As there has been a quite severe security issue with dropbear, I would really like to upgrade sooner rather than later...
Any ideas what to do?
When I start from scratch and install OpenWrt via flashing the openwrt-22.03.7-x86-64-generic-ext4-combined.img in Luci (via "Flash new firmware image") is it gonna reset my extended root filesystem or is it going to keep the size and I am going to have the same problem with the next update?
Yes, re-flashing overwrites the partition table with the one in the image, so you need to do the resize all over again. If you want to avoid this, you may want to consider https://openwrt.org/docs/guide-user/additional-software/extroot_configuration (or set up an imagebuilder locally and create your own images with make image ROOTFS_PARTSIZE="<size>").
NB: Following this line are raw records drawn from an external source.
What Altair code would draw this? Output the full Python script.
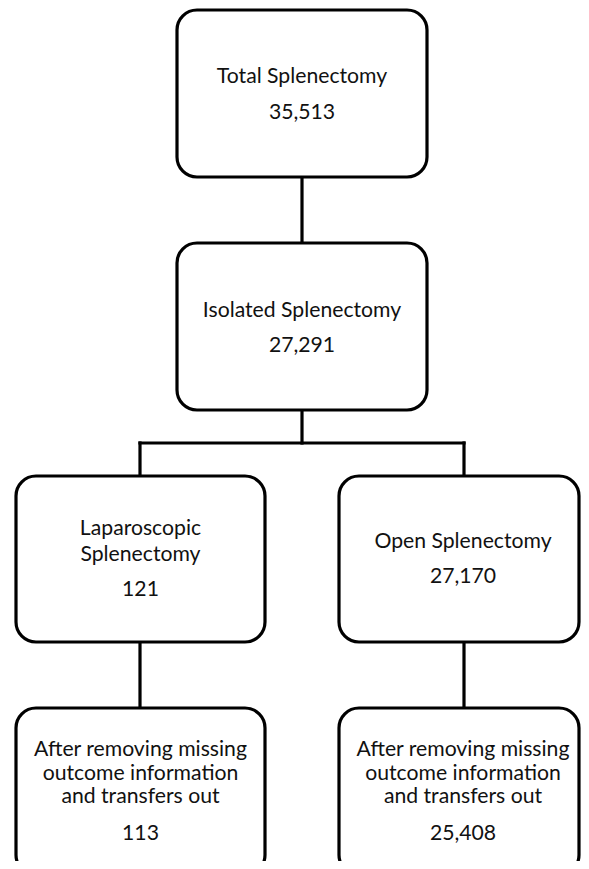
import altair as alt
import pandas as pd

# ---- content ----
titles = [
    ["Total Splenectomy"],
    ["Isolated Splenectomy"],
    ["Laparoscopic", "Splenectomy"],
    ["Open Splenectomy"],
    ["After removing missing", "outcome information", "and transfers out"],
    ["After removing missing", "outcome information", "and transfers out"],
]
counts = ["35,513", "27,291", "121", "27,170", "113", "25,408"]

# ---- layout (pixel frame of the figure) ----
box_x0 = [177, 177, 16, 339, 16, 339]
box_x1 = [427, 427, 265, 579, 265, 579]
text_cx = [302, 302, 140.5, 463, 140.5, 463]
box_y0 = [10, 243, 476, 476, 708, 708]
box_y1 = [177, 410, 642, 642, 875, 875]
title_baselines = [[83], [317], [535, 561], [548], [756, 780, 803], [756, 780, 803]]
count_baselines = [119, 352, 596, 583, 840, 840]

links = [  # (x, y, x2, y2)
    (302, 177, 302, 243),
    (302, 410, 302, 443),
    (140, 443, 464, 443),
    (140, 443, 140, 476),
    (464, 443, 464, 476),
    (140, 642, 140, 708),
    (464, 642, 464, 708),
]

boxes = pd.DataFrame({"x0": box_x0, "x1": box_x1, "y0": box_y0, "y1": box_y1})
rows = []
for i in range(len(counts)):
    for t, b in zip(titles[i], title_baselines[i]):
        rows.append({"x": text_cx[i], "y": b, "t": t})
    rows.append({"x": text_cx[i], "y": count_baselines[i], "t": counts[i]})
texts = pd.DataFrame(rows)
edges = pd.DataFrame(links, columns=["x", "y", "x2", "y2"])

xs = alt.Scale(domain=[8, 581], nice=False, zero=False)
ys = alt.Scale(domain=[8, 861], nice=False, zero=False, reverse=True)

rules = alt.Chart(edges).mark_rule(color="black", strokeWidth=3.2, strokeCap="square").encode(
    x=alt.X("x:Q", scale=xs, axis=None),
    y=alt.Y("y:Q", scale=ys, axis=None),
    x2="x2:Q",
    y2="y2:Q",
)

rects = alt.Chart(boxes).mark_rect(
    fill="white", stroke="black", strokeWidth=3.2, cornerRadius=20, clip=True
).encode(
    x=alt.X("x0:Q", scale=xs, axis=None),
    x2="x1:Q",
    y=alt.Y("y0:Q", scale=ys, axis=None),
    y2="y1:Q",
)

labels = alt.Chart(texts).mark_text(
    font="Lato", fontSize=21.2, color="#111111", align="center", baseline="alphabetic"
).encode(
    x=alt.X("x:Q", scale=xs, axis=None),
    y=alt.Y("y:Q", scale=ys, axis=None),
    text="t:N",
)

chart = (
    alt.layer(rules, rects, labels)
    .properties(
        width=573,
        height=853,
        padding=0,
        autosize=alt.AutoSizeParams(type="fit", contains="padding"),
        background="white",
    )
    .configure_view(stroke=None)
)

chart.save("out.html", embed_options={"renderer": "svg", "actions": False})
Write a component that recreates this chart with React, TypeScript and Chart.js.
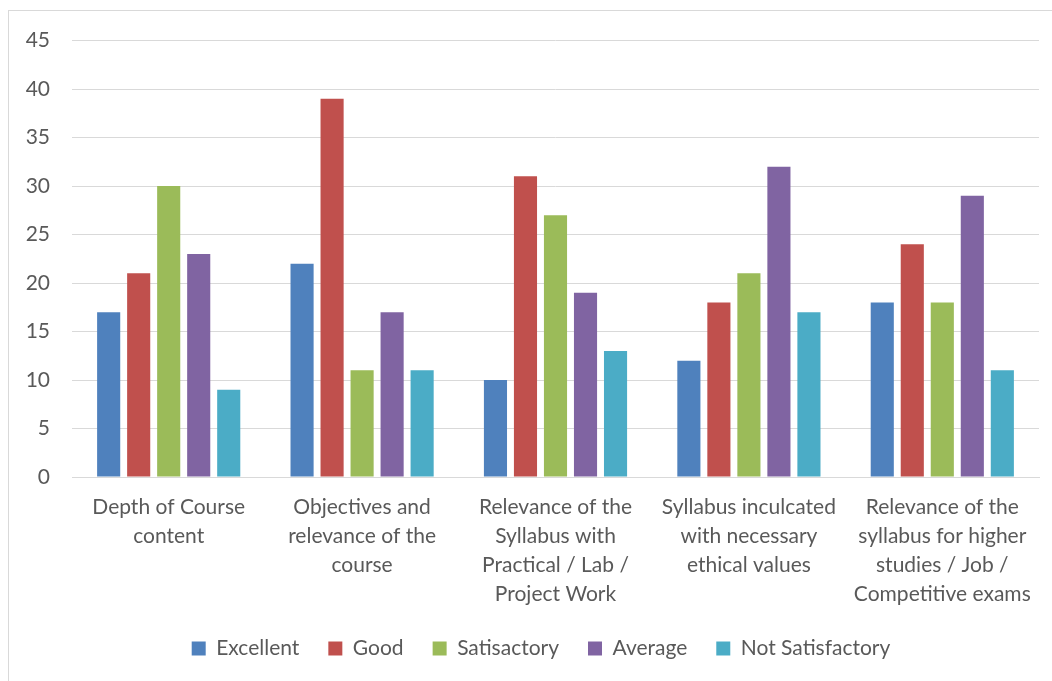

I just tried to freshly install my router and still do get this error, every time I am trying to start the upgrade:
user.info upgrade: Image metadata not present
user.info upgrade: Unable to determine upgrade device
Then I have to force upgrade and no matter if I try it via luci or cli, the router reboots and starts in the old firmware/version... after the reboot all logs are gone, so I can't tell what happened
I already tried several versions (squashfs/ext4) and every time it reboots into the old firmware... so I am still stuck
That first info is benign, the second one appears to mean that sysupgrade can't find the boot device. See /lib/upgrade/platform.sh at line 15, see if that means anything to you.
Try hacking some echos into that export_bootdevice function and see why it fails, probably can't parse the rootpart or something like that. It's in /lib/upgrade/common.sh at line 168.
thanks for that hint, I tried to get some debugging/echo out of it, but I lack the programming skills to do that.
I know the root issue is my expanded root filesystem, but I thought forcing an openwrt upgrade will skip all sanity checks and reset my partition... but that's also not working
You can always temp boot Openwrt of a flashdrive, copy the kernel binary to the /boot dir of partition 1, zcat the rootfs image to partition 2, then resize2fs it.